How many M-Audio employees will remain with inMusic? How will you decide who carries over?
As a private company we do not disclose our financial information or the terms our acquisitions. However, having said that, we are retaining key personnel from M-Audio and AIR Software Group that will help support, develop and further innovate and extend offerings both at M-Audio and AIR Software Group and our existing brands.
What is your view on the long-term prospects of the pro audio/consumer audio sector that M-Audio, and inMusic’s other brands, occupy?
My view is that the pro audio/consumer audio sector is always rather volatile and evolving. Those companies that can adapt and leverage the shifting sands seem to do well. Those that can’t, well, they seem to drift.

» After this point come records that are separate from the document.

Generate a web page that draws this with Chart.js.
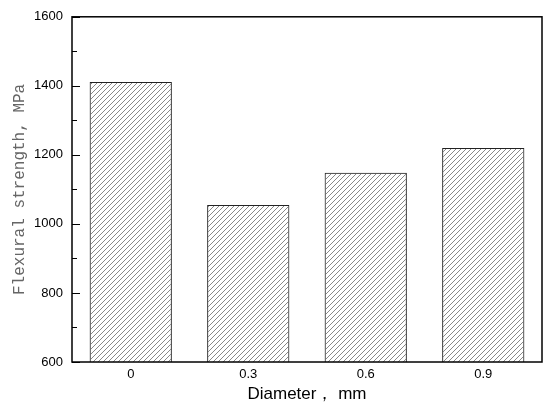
<!DOCTYPE html>
<html>
<head>
<meta charset="utf-8">
<script src="https://cdn.jsdelivr.net/npm/chart.js@4"></script>
<style>
  html, body { margin: 0; padding: 0; background: #fff; }
  #wrap { width: 550px; height: 407px; }
</style>
</head>
<body>
<div id="wrap"><canvas id="myChart"></canvas></div>
<script>
const diameters = ['0', '0.3', '0.6', '0.9'];
const strength = [1411, 1055, 1148, 1220];
const yTicks = [600, 800, 1000, 1200, 1400, 1600];
const yMinorTicks = [700, 900, 1100, 1300, 1500];

function hatch() {
    const c = document.createElement('canvas');
    c.width = 5;
    c.height = 5;
    const g = c.getContext('2d');
    g.strokeStyle = '#555';
    g.lineWidth = 0.7;
    g.beginPath();
    g.moveTo(-1, 6); g.lineTo(6, -1);
    g.moveTo(-1, 1); g.lineTo(1, -1);
    g.moveTo(4, 6); g.lineTo(6, 4);
    g.stroke();
    return g.createPattern(c, 'repeat');
}

// frame + inward ticks
const frame = {
    id: 'frame',
    afterDraw(chart) {
        const ctx = chart.ctx;
        const a = chart.chartArea;
        const y = chart.scales.y;
        ctx.save();
        ctx.strokeStyle = '#000';
        ctx.lineWidth = 1.5;
        ctx.strokeRect(a.left, a.top, a.right - a.left, a.bottom - a.top);
        ctx.lineWidth = 1;
        ctx.beginPath();
        for (let v of yTicks) {
            const p = Math.round(y.getPixelForValue(v)) + 0.5;
            ctx.moveTo(a.left, p); ctx.lineTo(a.left + 8, p);
        }
        for (let v of yMinorTicks) {
            const p = Math.round(y.getPixelForValue(v)) + 0.5;
            ctx.moveTo(a.left, p); ctx.lineTo(a.left + 5, p);
        }
        ctx.stroke();
        ctx.restore();
    }
};

const ctx = document.getElementById('myChart').getContext('2d');

new Chart(ctx, {
    type: 'bar',
    data: {
        labels: diameters,
        datasets: [{
            data: strength,
            backgroundColor: hatch(),
            borderColor: '#222',
            borderWidth: 1,
            barPercentage: 0.7,
            categoryPercentage: 1.0
        }]
    },
    options: {
        responsive: true,
        maintainAspectRatio: false,
        animation: false,
        layout: { padding: { top: 15, right: 8, left: 0, bottom: 0 } },
        plugins: {
            legend: { display: false },
            tooltip: { enabled: false }
        },
        scales: {
            x: {
                grid: { display: false, drawTicks: false },
                border: { display: false },
                ticks: {
                    color: '#000',
                    font: { family: 'Liberation Sans, Arial, sans-serif', size: 13 },
                    padding: 5
                },
                title: {
                    display: true,
                    text: 'Diameter， mm',
                    color: '#000',
                    font: { family: 'Liberation Sans, Arial, sans-serif', size: 17 },
                    padding: { top: 2, bottom: 2 }
                },
                afterFit(scale) { scale.height = 45; }
            },
            y: {
                min: 600,
                max: 1600,
                grid: { display: false, drawTicks: false },
                border: { display: false },
                afterBuildTicks(scale) {
                    scale.ticks = yTicks.map(v => ({ value: v }));
                },
                ticks: {
                    color: '#000',
                    font: { family: 'Liberation Sans, Arial, sans-serif', size: 13 },
                    padding: 9,
                    callback: (v) => String(v)
                },
                title: {
                    display: true,
                    text: 'Flexural strength, MPa',
                    color: '#666',
                    font: { family: 'Liberation Mono, monospace', size: 16 },
                    padding: { top: 10, bottom: 0 }
                },
                afterFit(scale) { scale.width = 72; }
            }
        }
    },
    plugins: [frame]
});
</script>
</body>
</html>
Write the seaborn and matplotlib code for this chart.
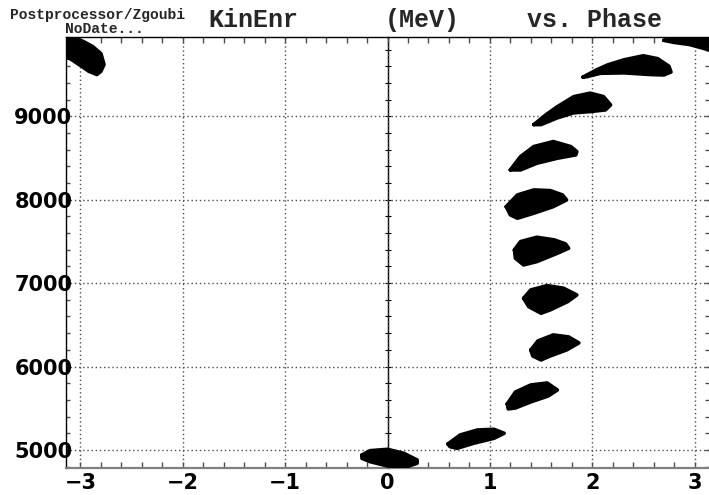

It’s a tough market sector. You have many factors that influence its behavior. In one regard, the democratization and enablement of creative technology has empowered a new generation of customers to engage in the creative process. In another, the market seems to be bifurcating into discrete pro and consumer segments with the “prosumer” segment dissolving away or at minimum having its lines blurred between the tradition triad market segment: consumer, prosumer, pro. This creates opportunity for some and disaster for others.
For us, we are laser-focused on delivering world-class products for all our customers across all market segments. That focus enables us to be responsive versus reactive in our approach to how we serve the market. This model has clearly served us well.
We are truly excited about the long-term prospects of our industry. inMusic is growing by leaps and bounds. We are leading and engaging in our respective market segments. We are developing innovative and exciting products, and we just acquired a fantastic brand, product line and amazing technology.
For us, both our near term and long-term future is bright. For our customers, dealers and partners, our family of brands delivers quality, innovation, value and in-demand products.